** START The records **

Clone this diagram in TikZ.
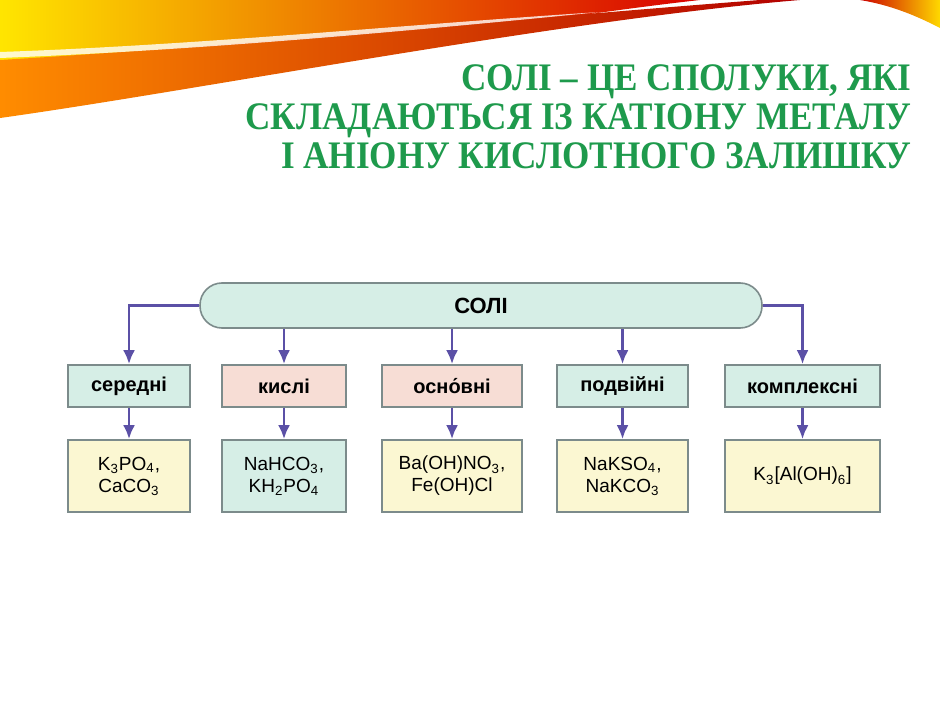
\documentclass[tikz,border=0pt]{standalone}
\usepackage{fontspec}
\setmainfont{Liberation Sans}
\newfontfamily\titlefont[FakeStretch=0.9]{Liberation Serif}
\usetikzlibrary{positioning,arrows.meta}
\definecolor{titlegreen}{HTML}{1E9A4C}
\definecolor{boxteal}{HTML}{D6EEE6}
\definecolor{boxpink}{HTML}{F7DDD5}
\definecolor{boxyellow}{HTML}{FBF7D2}
\definecolor{boxline}{HTML}{7C8B8B}
\definecolor{arrowviolet}{HTML}{5B50A6}
\newcommand{\sub}[1]{\textsubscript{#1}}

\begin{document}
\begin{tikzpicture}[x=0.5pt,y=-0.5pt,
    kind/.style={draw=boxline,line width=0.8pt,minimum height=21pt,
      font=\fontsize{10}{12}\selectfont\bfseries,inner sep=0pt},
    sample/.style={draw=boxline,line width=0.8pt,fill=boxyellow,minimum height=36pt,
      font=\fontsize{9.5}{11}\selectfont,align=center,inner sep=0pt},
    link/.style={draw=arrowviolet,line width=1.4pt,-{Latex[length=7pt,width=6pt]}}]
    \useasboundingbox (0,0) rectangle (940,705);

    % swoosh
    \shade[left color=yellow!80!orange,right color=red!85!black]
      (0,0) -- (700,0) .. controls (520,20) and (250,70) .. (0,95) -- cycle;
    \shade[left color=orange!90!yellow,right color=red!70!black]
      (0,60) .. controls (250,45) and (500,20) .. (760,0) -- (800,0)
      .. controls (560,20) and (200,90) .. (0,118) -- cycle;
    \fill[white,opacity=0.8] (0,52) .. controls (200,45) and (400,25) .. (600,12)
      .. controls (400,32) and (200,50) .. (0,58) -- cycle;
    \shade[left color=red!80!black,right color=yellow!70!orange]
      (860,0) -- (940,0) -- (940,28) .. controls (915,15) and (890,5) .. (860,0) -- cycle;

    % title
    \node[anchor=north east,align=right,text=titlegreen,inner sep=0pt,
      font=\titlefont\bfseries\fontsize{19.5}{19.5}\selectfont]
      (title) at (912,64) {СОЛІ – ЦЕ СПОЛУКИ, ЯКІ\\СКЛАДАЮТЬСЯ ІЗ КАТІОНУ МЕТАЛУ\\І АНІОНУ КИСЛОТНОГО ЗАЛИШКУ};

    % main box
    \node[draw=boxline,line width=0.8pt,fill=boxteal,rounded corners=11pt,
      minimum width=281pt,minimum height=22.5pt,
      font=\fontsize{11}{13}\selectfont\bfseries] (soli) at (481,305.5) {СОЛІ};

    % kinds
    \node[kind,fill=boxteal,minimum width=61pt] (serednі) at (129,386) {середні};
    \node[kind,fill=boxpink,minimum width=62pt] (kyslі) at (284,386) {кислі};
    \node[kind,fill=boxpink,minimum width=70pt] (osnovnі) at (452,386) {осно́вні};
    \node[kind,fill=boxteal,minimum width=65.5pt] (podvіinі) at (622.5,386) {подвійні};
    \node[kind,fill=boxteal,minimum width=77.5pt] (kompleksnі) at (802.5,386) {комплексні};

    % samples
    \node[sample,minimum width=61pt] (ex1) at (129,476) {K\sub{3}PO\sub{4},\\CaCO\sub{3}};
    \node[sample,fill=boxteal,minimum width=62pt] (ex2) at (284,476) {NaHCO\sub{3},\\KH\sub{2}PO\sub{4}};
    \node[sample,minimum width=70pt] (ex3) at (452,476) {Ba(OH)NO\sub{3},\\Fe(OH)Cl};
    \node[sample,minimum width=65.5pt] (ex4) at (622.5,476) {NaKSO\sub{4},\\NaKCO\sub{3}};
    \node[sample,minimum width=77.5pt] (ex5) at (802.5,476) {K\sub{3}[Al(OH)\sub{6}]};

    % arrows
    \draw[link] (soli.west) -| (serednі.north);
    \draw[link] (soli.east) -| (kompleksnі.north);
    \draw[link] (soli.south -| kyslі) -- (kyslі.north);
    \draw[link] (soli.south -| osnovnі) -- (osnovnі.north);
    \draw[link] (soli.south -| podvіinі) -- (podvіinі.north);
    \foreach \k/\e in {serednі/ex1,kyslі/ex2,osnovnі/ex3,podvіinі/ex4,kompleksnі/ex5}
      \draw[link] (\k.south) -- (\e.north);
\end{tikzpicture}
\end{document}
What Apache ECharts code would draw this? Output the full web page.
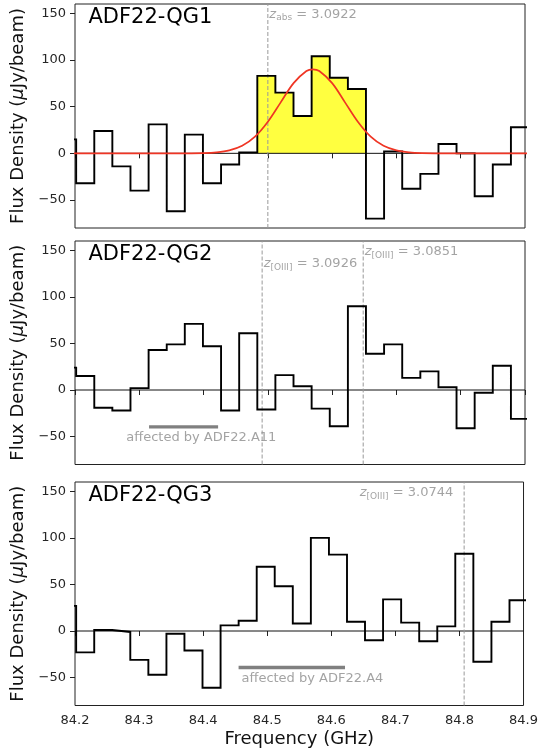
<!DOCTYPE html>
<html>
<head>
<meta charset="utf-8">
<script src="https://cdn.jsdelivr.net/npm/echarts@6/dist/echarts.min.js"></script>
<style>
html,body{margin:0;padding:0;background:#fff;}
#chart{width:541px;height:753px;}
</style>
</head>
<body>
<div id="chart"></div>
<script>
// ---------------- data ----------------
const freqEdges = [84.1736, 84.2018, 84.2300, 84.2581, 84.2863, 84.3145, 84.3427, 84.3708, 84.3990,
  84.4272, 84.4554, 84.4836, 84.5117, 84.5399, 84.5681, 84.5963, 84.6245, 84.6526, 84.6808,
  84.7090, 84.7372, 84.7654, 84.7935, 84.8217, 84.8499, 84.8781, 84.9063];
const qg1Flux = [15, -32, 24, -14, -40, 31, -62, 20, -32, -12, 1, 83, 65, 40, 104, 81, 69, -70, 2, -38, -22, 10, 0, -46, -12, 28];
const qg2Flux = [24, 15, -19, -22, 2, 43, 49, 71, 47, -22, 61, -21, 16, 4, -20, -39, 90, 39, 49, 13, 20, 3, -41, -3, 26, -31];
const qg3Flux = [27, -23, 1, -1, -31, -47, -3, -21, -61, 6, 11, 69, 48, 8, 100, 82, 10, -10, 34, 9, -11, 5, 83, -33, 10, 33];
const qg1LineBins = [11, 16];          // first / last channel index of the shaded line
const fitFreq = [84.10, 84.36, 84.40, 84.42, 84.44, 84.46, 84.48, 84.50, 84.52, 84.54, 84.56, 84.57,
  84.58, 84.60, 84.62, 84.64, 84.66, 84.68, 84.70, 84.72, 84.74, 84.78, 85.00];
const fitFlux = [0, 0, 0.3, 1.0, 3.1, 8.0, 17.8, 33.8, 54.6, 75.2, 88.2, 90,
  88.2, 75.2, 54.6, 33.8, 17.8, 8.0, 3.1, 1.0, 0.3, 0, 0];
const panelNames = ['ADF22-QG1', 'ADF22-QG2', 'ADF22-QG3'];
const zLineFreq = [[84.5000], [84.4911, 84.6483], [84.8073]];
const zLabelPos = [[[84.5000, 149]], [[84.4911, 135.3], [84.6483, 148.2]], [[84.7926, 148.3]]];
const zLabelSub = [['abs'], ['[OIII]', '[OIII]'], ['[OIII]']];
const zLabelVal = [['3.0922'], ['3.0926', '3.0851'], ['3.0744']];
const zLabelSide = [['right'], ['right', 'right'], ['left']];
const affectedBar = [null, [84.3152, 84.4226, -39.6], [84.4553, 84.6214, -39.2]];
const affectedText = [null, [84.2789, -50.8, 'affected by ADF22.A11'], [84.4590, -50.7, 'affected by ADF22.A4']];
const xTicks = [84.2, 84.3, 84.4, 84.5, 84.6, 84.7, 84.8, 84.9];
const yTicks = [-50, 0, 50, 100, 150];
const fluxSets = [qg1Flux, qg2Flux, qg3Flux];

// ---------------- layout/style ----------------
const FONT = 'DejaVu Sans';
const GRAY = '#8c8c8c';
const tops = [4, 241, 482];
const heights = [224, 223.5, 223.5];
const gridLeft = 75, gridRight = 16;

function stepData(vals) {
  const d = [];
  for (let i = 0; i < vals.length; i++) d.push([freqEdges[i], vals[i]]);
  d.push([freqEdges[vals.length], vals[vals.length - 1]]);
  return d;
}

const grids = [], xAxes = [], yAxes = [], series = [], graphics = [];
for (let p = 0; p < 3; p++) {
  grids.push({left: gridLeft, right: gridRight, top: tops[p], height: heights[p],
    show: true, borderColor: '#222', borderWidth: 1, backgroundColor: 'transparent'});
  xAxes.push({
    gridIndex: p, type: 'value', min: 84.2, max: 84.9, interval: 0.1,
    axisLine: {show: false},
    splitLine: {show: false},
    axisTick: {show: true, length: 5, customValues: xTicks, lineStyle: {color: '#222', width: 1}},
    axisLabel: {show: p === 2, customValues: xTicks, margin: 9, fontSize: 13, fontFamily: FONT, color: '#262626',
      formatter: v => v.toFixed(1)},
    name: p === 2 ? 'Frequency (GHz)' : '',
    nameLocation: 'middle', nameGap: 25,
    nameTextStyle: {fontSize: 18, fontFamily: FONT, color: '#111'}
  });
  yAxes.push({
    gridIndex: p, type: 'value', min: -80, max: 160,
    axisLine: {show: false},
    splitLine: {show: false},
    axisTick: {show: true, length: 5, customValues: yTicks, lineStyle: {color: '#222', width: 1}},
    axisLabel: {customValues: yTicks, margin: 9, fontSize: 13, fontFamily: FONT, color: '#262626',
      formatter: v => String(v).replace('-', '\u2212')},
    name: 'Flux Density ({m|\u03bc}Jy/beam)',
    nameLocation: 'middle', nameGap: 46,
    nameTextStyle: {fontSize: 18, fontFamily: FONT, color: '#111',
      rich: {m: {fontSize: 18, fontFamily: FONT, fontStyle: 'italic', color: '#111'}}}
  });

  const common = {xAxisIndex: p, yAxisIndex: p, showSymbol: false, silent: true, animation: false};

  if (p === 0) {
    const a = qg1LineBins[0], b = qg1LineBins[1];
    const fill = [];
    for (let i = a; i <= b; i++) fill.push([freqEdges[i], qg1Flux[i]]);
    fill.push([freqEdges[b + 1], qg1Flux[b]]);
    series.push(Object.assign({type: 'line', step: 'end', data: fill, z: 1,
      lineStyle: {width: 0, opacity: 0}, areaStyle: {color: '#ffff40', opacity: 1, origin: 0}}, common));
  }
  // zero line
  series.push(Object.assign({type: 'line', data: [[84.2, 0], [84.9, 0]], z: 2,
    lineStyle: {color: '#111', width: 1}}, common));
  // dashed redshift lines
  zLineFreq[p].forEach(f => {
    series.push(Object.assign({type: 'line', data: [[f, -80], [f, 160]], z: 2,
      lineStyle: {color: '#999', width: 1, type: [4, 2]}}, common));
  });
  // affected bars
  if (affectedBar[p]) {
    const ab = affectedBar[p];
    series.push(Object.assign({type: 'line', data: [[ab[0], ab[2]], [ab[1], ab[2]]], z: 2,
      lineStyle: {color: '#808080', width: 3.3, cap: 'butt'}}, common));
    const at = affectedText[p];
    series.push({type: 'scatter', xAxisIndex: p, yAxisIndex: p, silent: true, animation: false, z: 5,
      symbolSize: 1, itemStyle: {color: 'rgba(0,0,0,0)'},
      data: [[at[0], at[1]]],
      label: {show: true, position: 'right', distance: 0, formatter: at[2],
        fontSize: 13, fontFamily: FONT, color: GRAY}});
  }
  // step spectrum
  series.push(Object.assign({type: 'line', step: 'end', data: stepData(fluxSets[p]), z: 3,
    lineStyle: {color: '#000', width: 1.9, join: 'miter'}}, common));
  // gaussian fit
  if (p === 0) {
    series.push(Object.assign({type: 'line', smooth: 0.35, data: fitFreq.map((f, i) => [f, fitFlux[i]]), z: 4,
      lineStyle: {color: '#ef3524', width: 1.7}}, common));
  }
  // redshift labels
  zLabelPos[p].forEach((pos, k) => {
    series.push({type: 'scatter', xAxisIndex: p, yAxisIndex: p, silent: true, animation: false, z: 5,
      symbolSize: 1, itemStyle: {color: 'rgba(0,0,0,0)'},
      data: [pos],
      label: {show: true, position: zLabelSide[p][k], distance: 1,
        formatter: '{z|z}{s|' + zLabelSub[p][k] + '}{t| = ' + zLabelVal[p][k] + '}',
        rich: {
          z: {fontFamily: FONT, fontStyle: 'italic', fontSize: 13, color: GRAY, lineHeight: 16},
          s: {fontFamily: FONT, fontSize: 9, color: GRAY, lineHeight: 11, verticalAlign: 'bottom'},
          t: {fontFamily: FONT, fontSize: 13, color: GRAY, lineHeight: 16}
        }}});
  });
  graphics.push({type: 'text', x: 88.5, y: tops[p] + 13.5, silent: true,
    style: {text: panelNames[p], font: '21px "DejaVu Sans"', fill: '#000', verticalAlign: 'middle', align: 'left'}});
}

const chart = echarts.init(document.getElementById('chart'), null, {renderer: 'canvas'});
chart.setOption({
  animation: false,
  backgroundColor: '#fff',
  grid: grids, xAxis: xAxes, yAxis: yAxes, series: series, graphic: graphics
});
</script>
</body>
</html>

** END The records **

▶ **Given request**
Repeat the listing above exactly from its first line to the line containing "(0,0) rectangle (940,705);", both included, and omit the pictures.

▶ **Written response**
Clone this diagram in TikZ.
\documentclass[tikz,border=0pt]{standalone}
\usepackage{fontspec}
\setmainfont{Liberation Sans}
\newfontfamily\titlefont[FakeStretch=0.9]{Liberation Serif}
\usetikzlibrary{positioning,arrows.meta}
\definecolor{titlegreen}{HTML}{1E9A4C}
\definecolor{boxteal}{HTML}{D6EEE6}
\definecolor{boxpink}{HTML}{F7DDD5}
\definecolor{boxyellow}{HTML}{FBF7D2}
\definecolor{boxline}{HTML}{7C8B8B}
\definecolor{arrowviolet}{HTML}{5B50A6}
\newcommand{\sub}[1]{\textsubscript{#1}}

\begin{document}
\begin{tikzpicture}[x=0.5pt,y=-0.5pt,
    kind/.style={draw=boxline,line width=0.8pt,minimum height=21pt,
      font=\fontsize{10}{12}\selectfont\bfseries,inner sep=0pt},
    sample/.style={draw=boxline,line width=0.8pt,fill=boxyellow,minimum height=36pt,
      font=\fontsize{9.5}{11}\selectfont,align=center,inner sep=0pt},
    link/.style={draw=arrowviolet,line width=1.4pt,-{Latex[length=7pt,width=6pt]}}]
    \useasboundingbox (0,0) rectangle (940,705);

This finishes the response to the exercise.